In a case of déjà vu, Rep. DeLay encouraged a coalition of Texas border towns along the I-69 route to do the same thing, and they paid Randy DeLay $156,000 in his first year as their lobbyist. Like the I-69 Coalition, leaders of the towns grumbled, but they felt that they had little choice if the project was to move through Congress.
In the end, the I-69 Coalition probably got off cheap. As Tom DeLay rose through the ranks of his party to become majority leader, so did his brother’s lobbying fees. In the course of little more than one year, Randy DeLay went from being a bankrupt Houston lawyer and restaurateur to a Washington insider making $550,000.
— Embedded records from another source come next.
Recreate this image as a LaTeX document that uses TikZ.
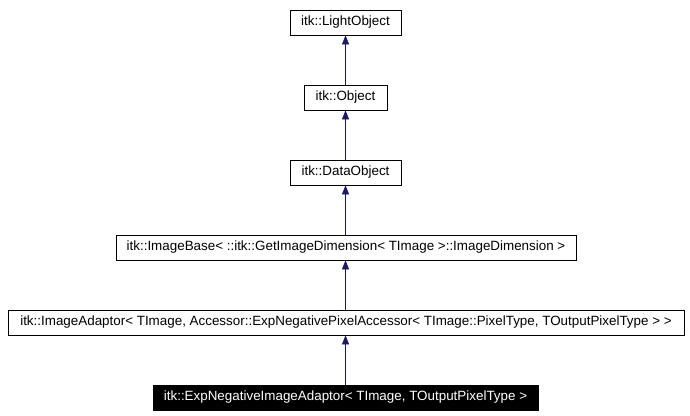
\documentclass[tikz,border=0pt]{standalone}
\usepackage{fontspec}
\setmainfont{Liberation Sans}
\usetikzlibrary{arrows.meta}
\definecolor{navy}{HTML}{191970}
\begin{document}
\begin{tikzpicture}[x=1pt,y=-1pt,
  box/.style={draw=black,fill=white,minimum height=25pt,inner sep=0pt,font=\fontsize{13.4}{15}\selectfont,line width=0.7pt},
  arr/.style={draw=navy,line width=0.7pt,-{Triangle[length=9pt,width=7pt]}}]
\useasboundingbox (0,0) rectangle (690,415);
\node[box,minimum width=111pt] (lo) at (345.5,22.5) {itk::LightObject};
\node[box,minimum width=83pt] (ob) at (345.5,97.5) {itk::Object};
\node[box,minimum width=111pt] (do) at (345.5,172.5) {itk::DataObject};
\node[box,minimum width=460pt] (ib) at (346,247.5) {itk::ImageBase< ::itk::GetImageDimension< TImage >::ImageDimension >};
\node[box,minimum width=676pt] (ia) at (346,322.5) {itk::ImageAdaptor< TImage, Accessor::ExpNegativePixelAccessor< TImage::PixelType, TOutputPixelType > >};
\node[box,fill=black,text=white,minimum width=385pt] (en) at (345.5,397.5) {itk::ExpNegativeImageAdaptor< TImage, TOutputPixelType >};
\draw[arr] (ob.north -| lo) -- (lo.south);
\draw[arr] (do.north) -- (ob.south);
\draw[arr] (ib.north -| do) -- (do.south);
\draw[arr] (ia.north -| do) -- (ib.south -| do);
\draw[arr] (en.north) -- (ia.south -| en);
\end{tikzpicture}
\end{document}
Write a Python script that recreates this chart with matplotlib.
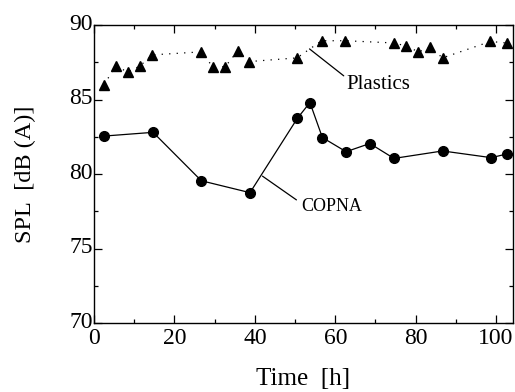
import matplotlib
matplotlib.use("Agg")
import matplotlib.pyplot as plt
import matplotlib.transforms as mtransforms
from matplotlib.ticker import MultipleLocator

plastics_t = [2.5, 5.4, 8.4, 11.4, 14.5, 26.5, 29.6, 32.6, 35.7, 38.6, 50.5, 56.6,
              62.5, 74.6, 77.6, 80.7, 83.6, 86.7, 98.6, 102.6]
plastics_spl = [86.0, 87.25, 86.85, 87.25, 88.0, 88.2, 87.2, 87.2, 88.25, 87.55, 87.8, 88.95,
                88.95, 88.8, 88.6, 88.2, 88.5, 87.8, 88.9, 88.8]

copna_t = [2.5, 14.7, 26.7, 38.8, 50.6, 53.7, 56.8, 62.7, 68.6, 74.6, 86.7, 98.8, 102.7]
copna_spl = [82.55, 82.8, 79.55, 78.75, 83.75, 84.8, 82.45, 81.5, 82.05, 81.05, 81.55, 81.1, 81.35]

xticks = [0, 20, 40, 60, 80, 100]
yticks = [70, 75, 80, 85, 90]

plt.rcParams['font.family'] = ['Liberation Serif', 'DejaVu Serif']

fig = plt.figure(figsize=(5.15, 3.92), dpi=100)
ax = fig.add_axes([0.1825, 0.176, 0.8136, 0.760])

ax.plot(plastics_t, plastics_spl, linestyle=(0, (1, 5)), color='black', linewidth=0.9,
        marker='^', markersize=7.5, markerfacecolor='black', markeredgecolor='black')
ax.plot(copna_t, copna_spl, linestyle='-', color='black', linewidth=0.9,
        marker='o', markersize=7, markerfacecolor='black', markeredgecolor='black')

ax.set_xlim(0, 104.2)
ax.set_ylim(70, 90)
ax.set_xticks(xticks)
ax.set_yticks(yticks)
ax.xaxis.set_minor_locator(MultipleLocator(10))
ax.yaxis.set_minor_locator(MultipleLocator(2.5))
ax.tick_params(which='both', direction='in', top=True, right=True, width=0.9)
ax.tick_params(which='major', length=6, labelsize=17)
ax.tick_params(axis='x', which='major', pad=3.5)
ax.tick_params(axis='y', which='major', pad=1)
ax.tick_params(which='minor', length=3)
for s in ax.spines.values():
    s.set_linewidth(1.0)

offset = mtransforms.ScaledTranslation(0, 0.035, fig.dpi_scale_trans)
for lbl in ax.get_yticklabels():
    lbl.set_transform(lbl.get_transform() + offset)

ax.set_xlabel('Time  [h]', fontsize=18, labelpad=14)
ax.set_ylabel('SPL  [dB (A)]', fontsize=17.5, labelpad=24)

ax.annotate('Plastics', xy=(53.6, 88.4), xytext=(62.8, 86.0), fontsize=15,
            va='center', ha='left',
            arrowprops=dict(arrowstyle='-', color='black', linewidth=0.9,
                            shrinkA=0, shrinkB=0, relpos=(0, 0.85)))
ax.annotate('COPNA', xy=(41.9, 79.86), xytext=(51.6, 77.8), fontsize=13,
            va='center', ha='left',
            arrowprops=dict(arrowstyle='-', color='black', linewidth=0.9,
                            shrinkA=2, shrinkB=0, relpos=(0, 0.7)))

fig.savefig('out.png', dpi=100)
In the ensuing years, when his brother was hired to represent a Mexican cement company, Rep. DeLay called for the Clinton Administration to reverse an anti-dumping order so the companies could sell their cement in the U.S. without paying a duty.
When Randy DeLay was hired to block the move of the Houston Oilers to Nashville, his brother actually sponsored an unsuccessful Congressional bill calling for the federal government to block the move of a football team. When Randy DeLay was hired by Union Pacific railroad in support of its merger with Southern Pacific, his older brother spoke out and worked in favor of it.
In scenarios strikingly similar to the experience of the I-69 Coalition, Randy DeLay was hired specifically to give special attention to the Texas Congressional delegation, a delegation controlled by his brother.
After ethics complaints were filed against what came to be viewed as DeLay & DeLay, LLC, Randy DeLay seemed to go underground for awhile, but recent revelations indicate that the behavior of his brother didn’t stop. It just involved loyal friends like Jack Abramoff, Michael Scanlon and Ralph Reed in their shameless rip-off of Indian tribes with high-dollar lobbying contracts.
Sadly, all of this was the worst-kept secret in the Capital, and few eyebrows were raised about the Abramoff headlines, media reports about $500,000 in payments over four years to his wife and daughter from his campaign fund for undefined work and the indictments of his aides in Texas for campaign fund abuses.
And yet, Randy DeLay is back, working more quietly in Texas selling himself as his brother once sold him to the I-69 Coalition – as someone who is uniquely qualified to get things done with the Texas delegation. Once again, local officials are paying one brother to lobby the one they also pay to represent them in
Congress. Most public officials who hire Randy DeLay continue to treat his contract as an insurance policy to make sure they get their best chance at expensive pork projects from channel dredging, bridges, and prisons.
Those who’ve been given advice to hire a Washington lobbyist who knows how to get things with the Texas delegation know first hand that Rep. DeLay deserves his nickname, Hammer. It’s just looking increasingly likely that this time he’s the one about to be nailed.